A recent discovery made by the scientists at NASA about Greenland´s fastest-flowing and fastest-thinning glacier actually growing thicker took the scientists by surprise. This is reported in an article written by Laura Gegget published on LiveScience.com based on a study published in the journal Nature Geoscience.
The researches found that the glacier Jakobshavn which sits on the west coast of Greenland “is still contributing to sea level rise, but it's losing less ice than expected. Instead of thinning and retreating inland, its ice is thickening and advancing toward the ocean“.

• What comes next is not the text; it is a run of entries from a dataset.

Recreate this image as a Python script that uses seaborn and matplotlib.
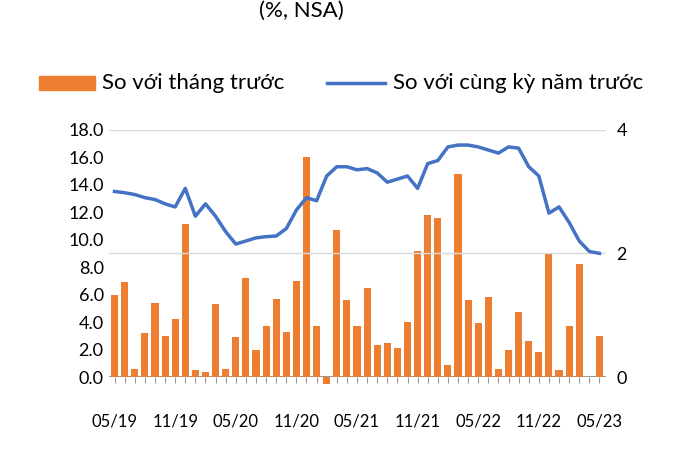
import matplotlib
matplotlib.use("Agg")
import matplotlib.pyplot as plt
import seaborn as sns
import pandas as pd
import numpy as np

months = pd.period_range("2019-05", "2023-05", freq="M").strftime("%m/%y").tolist()
mom = [6.0, 6.9, 0.6, 3.2, 5.4, 3.0, 4.2, 11.1, 0.5, 0.4, 5.3, 0.6, 2.9, 7.2, 2.0, 3.7, 5.7, 3.3,
       7.0, 16.0, 3.7, -0.5, 10.7, 5.6, 3.7, 6.5, 2.3, 2.5, 2.1, 4.0, 9.2, 11.8, 11.6, 0.9, 14.8,
       5.6, 3.9, 5.8, 0.6, 2.0, 4.7, 2.6, 1.8, 9.0, 0.5, 3.7, 8.2, 0.0, 3.0]
yoy = [3.0, 2.98, 2.95, 2.9, 2.87, 2.8, 2.75, 3.05, 2.6, 2.8, 2.6, 2.35, 2.15, 2.2, 2.25, 2.27,
       2.28, 2.4, 2.7, 2.9, 2.85, 3.25, 3.4, 3.4, 3.35, 3.37, 3.3, 3.15, 3.2, 3.25, 3.05, 3.45,
       3.5, 3.72, 3.75, 3.75, 3.72, 3.67, 3.62, 3.72, 3.7, 3.4, 3.25, 2.65, 2.75, 2.5, 2.2, 2.03, 2.0]

plt.rcParams['font.family'] = ['Lato', 'DejaVu Sans']
df = pd.DataFrame({"m": months, "mom": mom, "yoy": yoy})
x = np.arange(len(months))

fig = plt.figure(figsize=(7, 4.5), dpi=100)
ax = fig.add_axes([0.155, 0.162, 0.71, 0.55])
ax2 = ax.twinx()
sns.barplot(data=df, x="m", y="mom", color="#ED7D31", saturation=1, width=0.7, ax=ax, zorder=3)
for p in ax.patches:
    p.set_clip_on(False)
ax2.plot(x, yoy, color="#4472C4", lw=2.5, zorder=4, solid_joinstyle="round")
ax2.set_zorder(ax.get_zorder() + 1)
ax2.patch.set_visible(False)

ax.set_ylim(0, 18)
ax.set_yticks(np.arange(0, 18.1, 2))
ax.set_yticklabels([f"{v:.1f}" for v in np.arange(0, 18.1, 2)], fontsize=13)
ax2.set_ylim(0, 4)
ax2.set_yticks([0, 2, 4])
ax2.set_yticklabels(["0", "2", "4"], fontsize=13)
ax.set_xlim(-0.6, len(months) - 0.4)
ax.set_xticks(x)
ax.set_xticklabels([m if i % 6 == 0 else "" for i, m in enumerate(months)], fontsize=12)
ax.tick_params(axis="x", length=4, color="#999999", pad=22)
ax.tick_params(axis="y", length=0)
ax2.tick_params(axis="y", length=0, pad=8)
ax.set_xlabel(""); ax.set_ylabel("")
for a in (ax, ax2):
    for s in a.spines.values():
        s.set_visible(False)
ax.axhline(0, color="#999999", lw=1.5, zorder=2)
for g in (2, 4):
    ax2.axhline(g, color="#d9d9d9", lw=1, zorder=0)

fig.text(0.37, 0.975, "(%, NSA)", fontsize=16, ha="left", va="center")
fig.patches.append(plt.Rectangle((0.055, 0.8), 0.08, 0.03, transform=fig.transFigure, color="#ED7D31"))
fig.text(0.145, 0.815, "So với tháng trước", fontsize=16, va="center")
fig.lines.append(plt.Line2D([0.467, 0.55], [0.815, 0.815], transform=fig.transFigure, color="#4472C4", lw=2.5))
fig.text(0.562, 0.815, "So với cùng kỳ năm trước", fontsize=16, va="center")
fig.savefig("out.png")
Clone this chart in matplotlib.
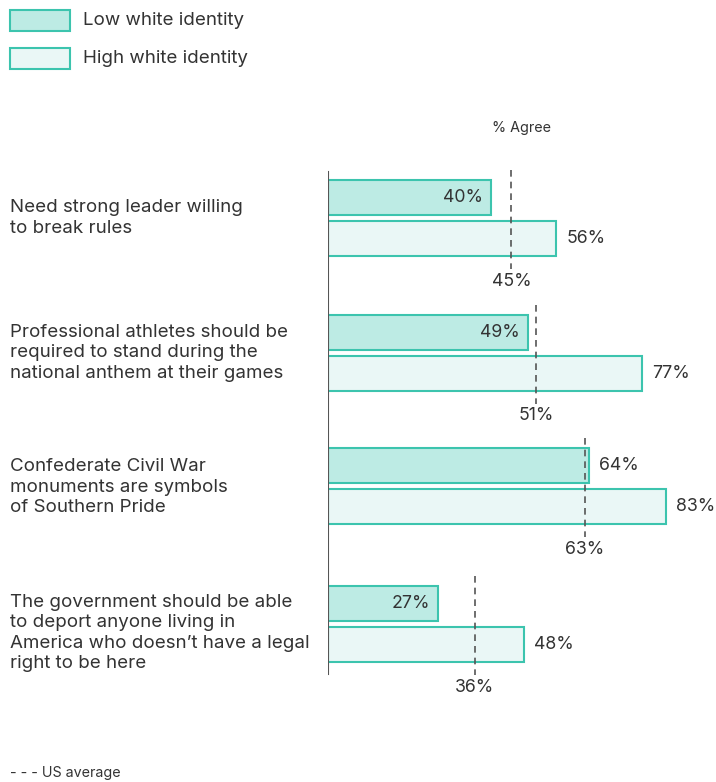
import matplotlib.pyplot as plt

plt.rcParams['font.family'] = ['Inter', 'DejaVu Sans']

questions = [
    'Need strong leader willing\nto break rules',
    'Professional athletes should be\nrequired to stand during the\nnational anthem at their games',
    'Confederate Civil War\nmonuments are symbols\nof Southern Pride',
    'The government should be able\nto deport anyone living in\nAmerica who doesn\u2019t have a legal\nright to be here',
]
low_identity = [40, 49, 64, 27]
high_identity = [56, 77, 83, 48]
us_average = [45, 51, 63, 36]

W, H = 716, 782
TEXT = '#333333'
EDGE = '#3cc4ae'
LOW_FILL = '#bdebe4'
HIGH_FILL = '#eaf7f6'
PX = 4.075          # pixels per percentage point
X0 = 328            # pixel x of the zero line
FS = 13.5
FS_VAL = 12.8

fig = plt.figure(figsize=(W / 100, H / 100), dpi=100)
ax_left = X0 / W
ax = fig.add_axes([ax_left, 82 / H, 1 - ax_left, (700 - 160) / H])
ax.set_xlim(0, (W - X0) / PX)
ax.set_ylim(700, 160)
ax.axis('off')

group_top = [180, 315, 448, 586]
label_shift = [0, 0, 1, 9]
bar_h = 35
gap = 6

for i, q in enumerate(questions):
    top = group_top[i]
    y_low = top + bar_h / 2
    y_high = top + bar_h + gap + bar_h / 2
    ax.barh(y_low, low_identity[i], height=bar_h, color=LOW_FILL,
            edgecolor=EDGE, linewidth=1.5)
    ax.barh(y_high, high_identity[i], height=bar_h, color=HIGH_FILL,
            edgecolor=EDGE, linewidth=1.5)

    # low bar label: inside unless the average line falls within the bar
    if low_identity[i] < us_average[i]:
        ax.annotate(f'{low_identity[i]}%', (low_identity[i], y_low),
                    xytext=(-8, 0), textcoords='offset pixels',
                    ha='right', va='center', fontsize=FS_VAL, color=TEXT)
    else:
        ax.annotate(f'{low_identity[i]}%', (low_identity[i], y_low),
                    xytext=(10, 0), textcoords='offset pixels',
                    ha='left', va='center', fontsize=FS_VAL, color=TEXT)
    ax.annotate(f'{high_identity[i]}%', (high_identity[i], y_high),
                xytext=(10, 0), textcoords='offset pixels',
                ha='left', va='center', fontsize=FS_VAL, color=TEXT)

    # US average dashed line
    y0, y1 = top - 10, top + 2 * bar_h + gap + 13
    ax.plot([us_average[i], us_average[i]], [y0, y1], color='#555555',
            linestyle=(0, (4, 3)), linewidth=1.2, zorder=3)
    ax.text(us_average[i], y1 + 12, f'{us_average[i]}%', ha='center',
            va='center', fontsize=FS_VAL, color=TEXT)

    # question label
    fig.text(10 / W, 1 - (top + bar_h + gap / 2 + label_shift[i]) / H, q,
             ha='left', va='center', fontsize=FS, color=TEXT,
             linespacing=1.25)

ax.plot([0, 0], [172, 674], color='#555555', linewidth=1.5, zorder=4)

ax.text(522 / PX - X0 / PX, 128, '% Agree', ha='center', va='center',
        fontsize=10.3, color=TEXT)

# legend
for y, fill, label in [(10, LOW_FILL, 'Low white identity'),
                       (48, HIGH_FILL, 'High white identity')]:
    fig.patches.append(plt.Rectangle((10 / W, 1 - (y + 21) / H), 60 / W,
                                     21 / H, transform=fig.transFigure,
                                     facecolor=fill, edgecolor=EDGE,
                                     linewidth=1.5))
    fig.text(83 / W, 1 - (y + 10.5) / H, label, ha='left', va='center',
             fontsize=FS, color=TEXT)

fig.text(10 / W, 1 - 773 / H, '- - - US average', ha='left', va='center',
         fontsize=10.3, color=TEXT)

fig.savefig('out.png', dpi=100)
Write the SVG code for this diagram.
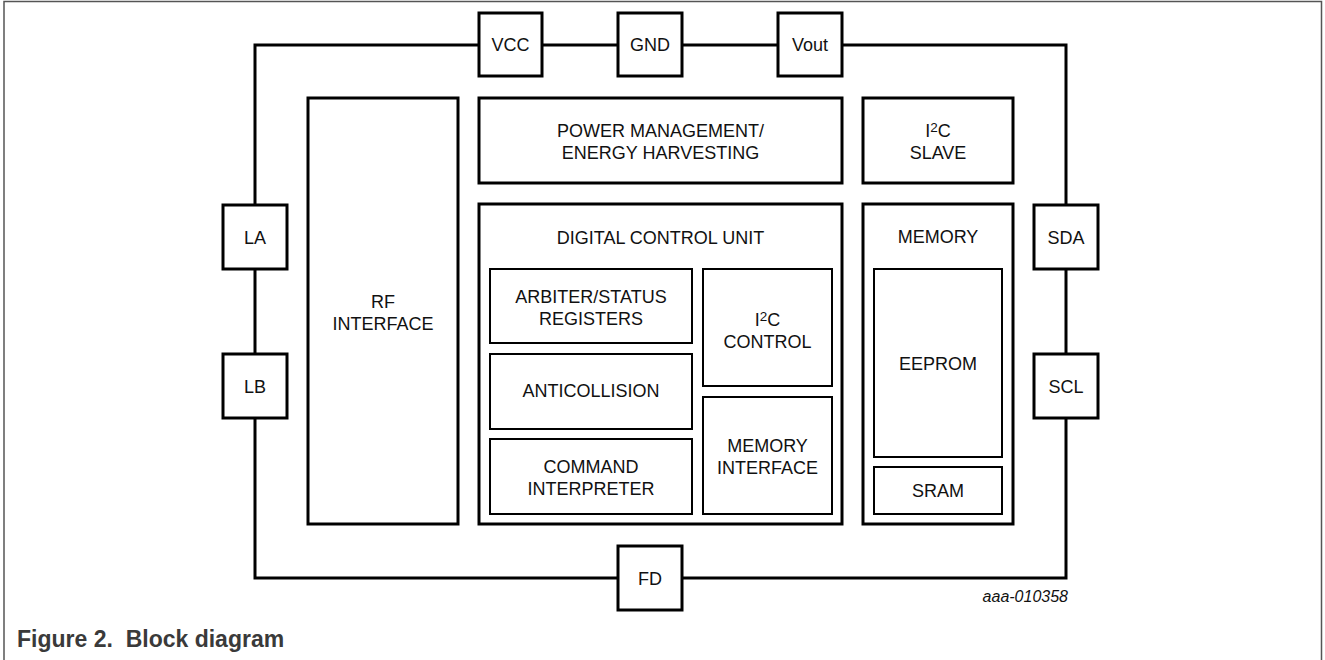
<svg xmlns="http://www.w3.org/2000/svg" width="1325" height="660" viewBox="0 0 1325 660">
<style>
  .pin { fill: #fff; stroke: #000; stroke-width: 3; }
  .blk { fill: #fff; stroke: #000; stroke-width: 3; }
  .sub { fill: #fff; stroke: #000; stroke-width: 2; }
  .wire { fill: none; stroke: #000; stroke-width: 3; }
  text { font-family: "Liberation Sans", Arial, sans-serif; font-size: 18px; fill: #111; text-anchor: middle; }
  .sup { font-size: 13.5px; }
  .cap { font-size: 23px; font-weight: bold; fill: #3a3a3a; text-anchor: start; white-space: pre; }
  .code { font-size: 16px; font-style: italic; text-anchor: end; }
</style>
<rect x="0" y="0" width="1325" height="660" fill="#fff"/>
<path d="M4,660 V1.5 H1321.5 V660" fill="none" stroke="#555" stroke-width="1.5"/>
<g id="connectors">
  <path class="wire" d="M255,205 V45 H1066 V205 M255,269 V354 M1066,269 V354 M255,418 V578 H1066 V418"/>
</g>
<g id="VCC"><rect class="pin" x="479" y="13" width="63" height="63"/><text x="510.5" y="51">VCC</text></g>
<g id="GND"><rect class="pin" x="618" y="13" width="64" height="63"/><text x="650" y="51">GND</text></g>
<g id="Vout"><rect class="pin" x="778" y="13" width="64" height="63"/><text x="810" y="51">Vout</text></g>
<g id="LA"><rect class="pin" x="223" y="205" width="64" height="64"/><text x="255" y="243.5">LA</text></g>
<g id="LB"><rect class="pin" x="223" y="354" width="64" height="64"/><text x="255" y="392.5">LB</text></g>
<g id="SDA"><rect class="pin" x="1034" y="205" width="64" height="64"/><text x="1066" y="243.5">SDA</text></g>
<g id="SCL"><rect class="pin" x="1034" y="354" width="64" height="64"/><text x="1066" y="392.5">SCL</text></g>
<g id="FD"><rect class="pin" x="618" y="546" width="64" height="64"/><text x="650" y="584.5">FD</text></g>
<g id="rf-interface"><rect class="blk" x="308" y="98" width="150" height="426"/><text x="383" y="308">RF</text><text x="383" y="330">INTERFACE</text></g>
<g id="power-management"><rect class="blk" x="479" y="98" width="363" height="85"/><text x="660.5" y="137">POWER MANAGEMENT/</text><text x="660.5" y="159">ENERGY HARVESTING</text></g>
<g id="i2c-slave"><rect class="blk" x="863" y="98" width="150" height="85"/><text x="938" y="137">I<tspan class="sup" dy="-5">2</tspan><tspan dy="5">C</tspan></text><text x="938" y="159">SLAVE</text></g>
<g id="digital-control-unit"><rect class="blk" x="479" y="204" width="363" height="320"/><text x="660.5" y="244">DIGITAL CONTROL UNIT</text></g>
<g id="arbiter"><rect class="sub" x="490" y="269" width="202" height="74"/><text x="591" y="303">ARBITER/STATUS</text><text x="591" y="325">REGISTERS</text></g>
<g id="anticollision"><rect class="sub" x="490" y="354" width="202" height="75"/><text x="591" y="397">ANTICOLLISION</text></g>
<g id="command-interpreter"><rect class="sub" x="490" y="439" width="202" height="75"/><text x="591" y="472.5">COMMAND</text><text x="591" y="495">INTERPRETER</text></g>
<g id="i2c-control"><rect class="sub" x="703" y="269" width="129" height="117"/><text x="767.5" y="326">I<tspan class="sup" dy="-5">2</tspan><tspan dy="5">C</tspan></text><text x="767.5" y="348">CONTROL</text></g>
<g id="memory-interface"><rect class="sub" x="703" y="397" width="129" height="117"/><text x="767.5" y="452">MEMORY</text><text x="767.5" y="473.5">INTERFACE</text></g>
<g id="memory"><rect class="blk" x="863" y="204" width="150" height="320"/><text x="938" y="243">MEMORY</text></g>
<g id="eeprom"><rect class="sub" x="874" y="269" width="128" height="188"/><text x="938" y="369.5">EEPROM</text></g>
<g id="sram"><rect class="sub" x="874" y="467" width="128" height="47"/><text x="938" y="497">SRAM</text></g>
<text class="code" x="1068" y="602">aaa-010358</text>
<text class="cap" x="17" y="647" xml:space="preserve">Figure 2.  Block diagram</text>
</svg>
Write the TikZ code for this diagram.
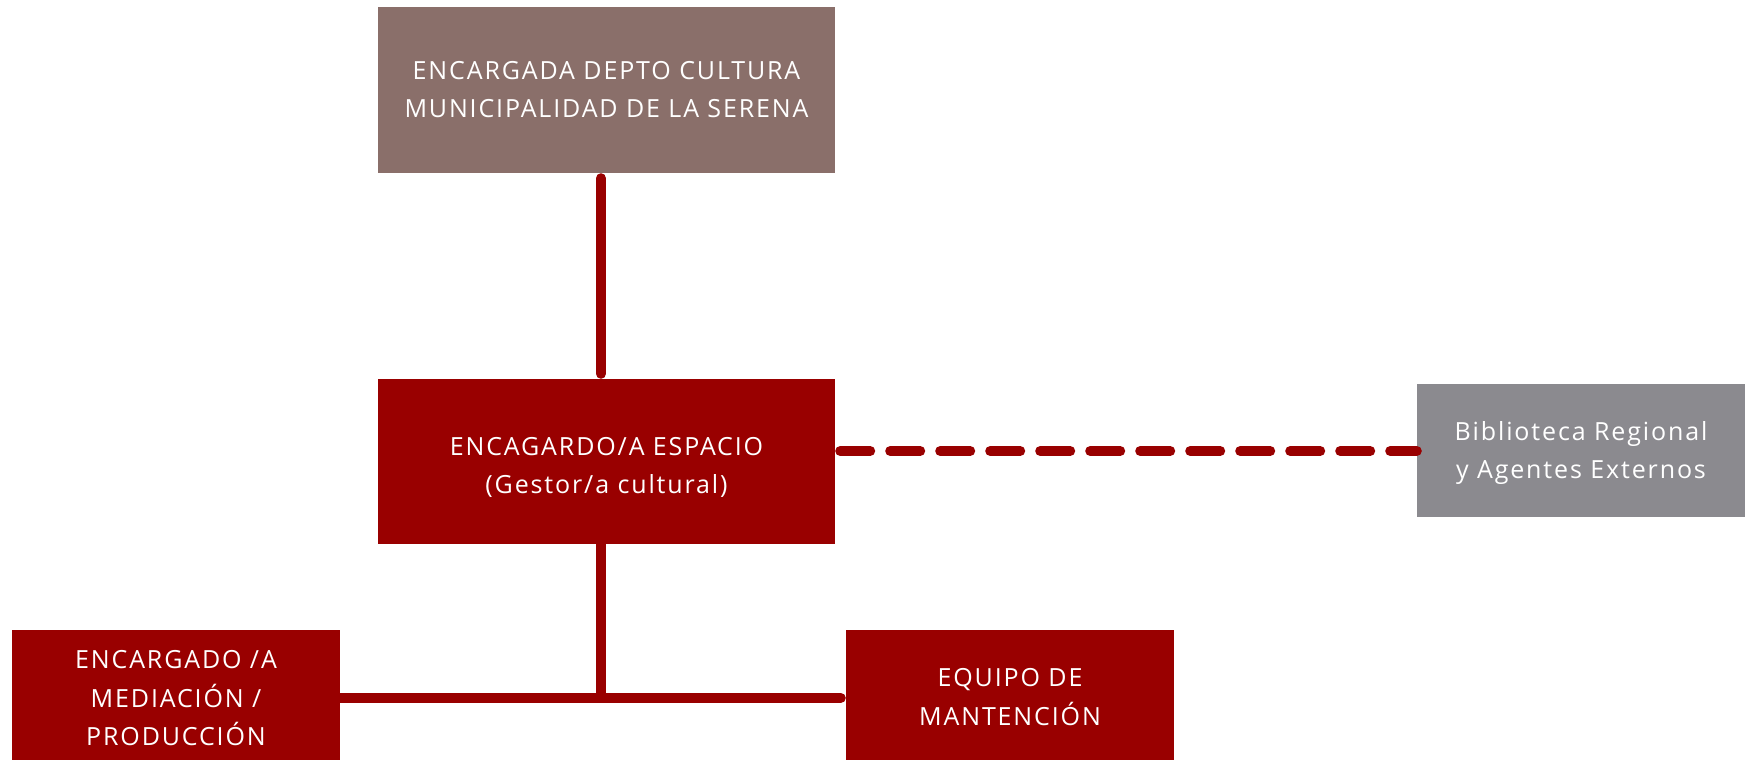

This leads to the question “Why is this happening?“ An explanation by the researches is that its likely growing thicker due to colder ocean currents. “ In 2016, a current that passes by Jakobshavn Glacier was cooler than usual, making waters near the glacier the coldest they'd been since the mid-1980s.“
According to NASA´s Oceans Melting Greenland (OMG) mission and other observations “ This cooler current came from the North Atlantic Ocean, more than 600 miles (966 kilometers) south of the glacier.“
Reported in the article “It appears that the cold water is the result of a climate pattern known as the North Atlantic Oscillation (NAO), which makes the northern Atlantic Ocean slowly switch between warm and cold water about once every 20 years, the researchers said. The cold phase just recently started, and has cooled the Atlantic Ocean in general, they said. In addition, some extra cooling of the waters around Greenland's southwest coast helped keep the glacier chilly.“
However, researhces claim that “this crisp change won't last forever. Once the NAO climate pattern flips back, the Jakobshavn will likely start melting faster and thinning again“.
"Jakobshavn is getting a temporary break from this climate pattern," Josh Willis, of the Jet Propulsion Laboratory and the principal investigator of OMG, said in the statement. "But in the long run, the oceans are warming. And seeing the oceans have such a huge impact on the glaciers is bad news for Greenland's ice sheet."